Records with drawing code:
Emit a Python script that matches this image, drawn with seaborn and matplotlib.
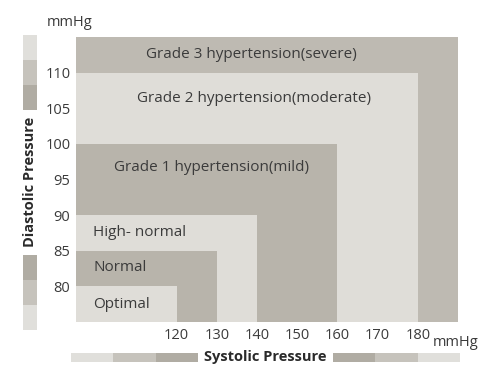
import matplotlib
matplotlib.use("Agg")
import matplotlib.pyplot as plt
import seaborn as sns
from matplotlib.patches import Rectangle

# ---- data ----
categories = ["Optimal", "Normal", "High- normal",
              "Grade 1 hypertension(mild)",
              "Grade 2 hypertension(moderate)",
              "Grade 3 hypertension(severe)"]
systolic_upper = [120, 130, 140, 160, 180, 190]
diastolic_upper = [80, 85, 90, 100, 110, 115]
systolic_ticks = [120, 130, 140, 150, 160, 170, 180]
diastolic_ticks = [80, 85, 90, 95, 100, 105, 110]
x_min, y_min = 95, 75

sns.set_theme(style="white")
plt.rcParams['font.family'] = ['Open Sans', 'DejaVu Sans']

DARK = "#b8b4ab"
DARK3 = "#bebab2"
LIGHT = "#dfddd8"
TXT = "#3b3b3b"
band_colors = [LIGHT, DARK, LIGHT, DARK, LIGHT, DARK3]

fig = plt.figure(figsize=(5, 3.9), dpi=100)
ax = fig.add_axes([0.152, 0.1744, 0.764, 0.7308])

# draw from largest to smallest
for i in range(len(categories) - 1, -1, -1):
    ax.bar(x_min, diastolic_upper[i] - y_min, width=systolic_upper[i] - x_min,
           bottom=y_min, align="edge", color=band_colors[i], linewidth=0)

ax.set_xlim(x_min, max(systolic_upper))
ax.set_ylim(y_min, max(diastolic_upper))
ax.set_xticks(systolic_ticks)
ax.set_yticks(diastolic_ticks)
ax.tick_params(axis="both", length=0, labelsize=10.5, colors=TXT)
ax.tick_params(axis="x", pad=4)
ax.tick_params(axis="y", pad=4)
for s in ax.spines.values():
    s.set_visible(False)

fs = 11
ax.text(138.5, 112.5, categories[5], ha="center", va="center", fontsize=fs, color=TXT)
ax.text(139.3, 106.4, categories[4], ha="center", va="center", fontsize=fs, color=TXT)
ax.text(128.6, 96.75, categories[3], ha="center", va="center", fontsize=fs, color=TXT)
ax.text(99.2, 87.5, categories[2], ha="left", va="center", fontsize=fs, color=TXT)
ax.text(99.4, 82.6, categories[1], ha="left", va="center", fontsize=fs, color=TXT)
ax.text(99.2, 77.5, categories[0], ha="left", va="center", fontsize=fs, color=TXT)

# decorative units and axis titles
W, H = 500.0, 390.0
def fx(px): return px / W
def fy(py): return 1 - py / H

fig.text(fx(70), fy(23), "mmHg", ha="center", va="center", fontsize=10.5, color=TXT)
fig.text(fx(456), fy(343), "mmHg", ha="center", va="center", fontsize=10.5, color=TXT)
fig.text(fx(30), fy(182), "Diastolic Pressure", rotation=90, ha="center", va="center",
         fontsize=10.5, fontweight="bold", color="#2a2a2a")
fig.text(fx(265), fy(357), "Systolic Pressure", ha="center", va="center",
         fontsize=10.5, fontweight="bold", color="#2a2a2a")

BL, BM, BD = "#e0dfdb", "#c6c3bc", "#b0aca3"
def frect(x0, y0, x1, y1, c):
    fig.patches.append(Rectangle((fx(x0), fy(y1)), fx(x1) - fx(x0), fy(y0) - fy(y1),
                                 transform=fig.transFigure, color=c, linewidth=0))
# left vertical bars
frect(23, 35, 37, 60, BL); frect(23, 60, 37, 85, BM); frect(23, 85, 37, 110, BD)
frect(23, 255, 37, 280, BD); frect(23, 280, 37, 305, BM); frect(23, 305, 37, 330, BL)
# bottom horizontal bars
frect(71, 353, 113, 362, BL); frect(113, 353, 156, 362, BM); frect(156, 353, 198, 362, BD)
frect(333, 353, 375, 362, BD); frect(375, 353, 418, 362, BM); frect(418, 353, 460, 362, BL)

fig.savefig("out.png", dpi=100, facecolor="white")
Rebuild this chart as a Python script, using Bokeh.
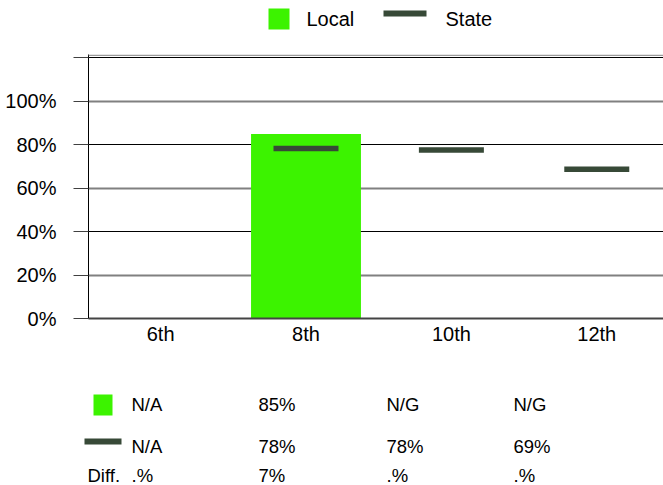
import math
from bokeh.plotting import figure
from bokeh.layouts import column
from bokeh.models import (Range1d, FixedTicker, PrintfTickFormatter, Grid,
                          Label, Span, ColumnDataSource, BoxAnnotation)
from bokeh.embed import file_html
from bokeh.resources import INLINE

# ---- data ----
grades = ["6th", "8th", "10th", "12th"]
local_values = [math.nan, 85.0, math.nan, math.nan]
state_values = [math.nan, 78.3, 77.6, 68.7]
y_ticks = [0, 20, 40, 60, 80, 100, 120]
series_names = ["Local", "State"]
local_row = ["N/A", "85%", "N/G", "N/G"]
state_row = ["N/A", "78%", "78%", "69%"]
diff_label = "Diff."
diff_row = [".%", "7%", ".%", ".%"]

# ---- style ----
FONT = "Liberation Sans"
GREEN = "#3CF300"
DARK = "#374937"
BAR_W = 0.756
DASH_W = 0.447
W = 663


def blank_fig(height):
    # pixel-coordinate canvas: x from left, y from top
    f = figure(width=W, height=height, x_range=Range1d(0, W), y_range=Range1d(height, 0),
               output_backend="svg", toolbar_location=None,
               x_axis_location=None, y_axis_location=None,
               min_border_left=0, min_border_right=0, min_border_top=0, min_border_bottom=0)
    f.outline_line_color = None
    f.grid.visible = False
    f.frame_align = False
    return f


def key_box(f, l, r, t, b, color):
    f.add_layout(BoxAnnotation(left=l, right=r, top=t, bottom=b, fill_color=color,
                               fill_alpha=1, line_color=None, level="overlay"))


def text(f, x, y, s, size):
    f.add_layout(Label(x=x, y=y, text=s, text_font=FONT, text_font_size=size,
                       text_baseline="middle", text_align="left", text_color="black"))


# ---------- top legend ----------
TOP_H = 54
ptop = blank_fig(TOP_H)
key_box(ptop, 268, 289, 8, 29, GREEN)
text(ptop, 306, 18.5, series_names[0], "20px")
key_box(ptop, 383, 426, 10, 16, DARK)
text(ptop, 445, 18.5, series_names[1], "20px")

# ---------- main chart ----------
xpos = list(range(len(grades)))
src = ColumnDataSource(dict(
    x=xpos, local=local_values, state=state_values,
    x0=[x - DASH_W / 2 for x in xpos], x1=[x + DASH_W / 2 for x in xpos]))

p = figure(width=W, height=300, x_range=Range1d(-0.496, 3.459), y_range=Range1d(0, 121.6),
           output_backend="svg", toolbar_location=None,
           min_border_left=88, min_border_right=0, min_border_top=0, min_border_bottom=36)
p.outline_line_color = None
p.grid.visible = False
p.frame_align = False

p.add_layout(Grid(dimension=1, ticker=FixedTicker(ticks=[20, 60, 100]),
                  grid_line_color="#808080", grid_line_width=2))
p.add_layout(Grid(dimension=1, ticker=FixedTicker(ticks=[40, 80, 120]),
                  grid_line_color="black", grid_line_width=1))
p.add_layout(Span(location=121.2, dimension="width", line_color="#9a9a9a", line_width=1.5))

p.vbar(x="x", top="local", bottom=0, width=BAR_W, source=src, fill_color=GREEN, line_color=None)
p.segment(x0="x0", y0="state", x1="x1", y1="state", source=src, line_color=DARK, line_width=5.5)

ya = p.yaxis[0]
ya.ticker = FixedTicker(ticks=y_ticks)
ya.formatter = PrintfTickFormatter(format="%d%%")
ya.major_label_overrides = {120: ""}
ya.major_tick_out = 15
ya.major_tick_in = 0
ya.minor_tick_out = 0
ya.minor_tick_in = 0
ya.major_tick_line_color = "#404040"
ya.axis_line_color = "black"
ya.major_label_text_font = FONT
ya.major_label_text_font_size = "20px"
ya.major_label_text_color = "black"
ya.major_label_standoff = 17

xa = p.xaxis[0]
xa.ticker = FixedTicker(ticks=xpos)
xa.major_label_overrides = {i: g for i, g in enumerate(grades)}
xa.major_tick_out = 0
xa.major_tick_in = 0
xa.minor_tick_out = 0
xa.minor_tick_in = 0
xa.axis_line_color = "#444444"
xa.axis_line_width = 2
xa.major_label_text_font = FONT
xa.major_label_text_font_size = "20px"
xa.major_label_text_color = "black"
xa.major_label_standoff = 4

# ---------- bottom table ----------
TAB_TOP = 54 + 300
TAB_H = 485 - TAB_TOP
ptab = blank_fig(TAB_H)


def ty(page_y):
    return page_y - TAB_TOP


key_box(ptab, 93, 112, ty(394), ty(415), GREEN)
key_box(ptab, 84, 121, ty(438), ty(444), DARK)

col_x = [131, 258, 386, 513]
row_y = [ty(404), ty(445.5), ty(475)]
for i in range(len(grades)):
    text(ptab, col_x[i], row_y[0], local_row[i], "18.5px")
    text(ptab, col_x[i], row_y[1], state_row[i], "18.5px")
    text(ptab, col_x[i], row_y[2], diff_row[i], "18.5px")
text(ptab, 87, row_y[2], diff_label, "18.5px")

layout = column(ptop, p, ptab, spacing=0)
open("out.html", "w").write(file_html(layout, INLINE))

What needs to be done: Starting at the line that contains "Rebuild this chart" and ending at the line that contains "from bokeh.resources import INLINE", give the lines again exactly. Do not include the pictures.

Answer in full:
Rebuild this chart as a Python script, using Bokeh.
import math
from bokeh.plotting import figure
from bokeh.layouts import column
from bokeh.models import (Range1d, FixedTicker, PrintfTickFormatter, Grid,
                          Label, Span, ColumnDataSource, BoxAnnotation)
from bokeh.embed import file_html
from bokeh.resources import INLINE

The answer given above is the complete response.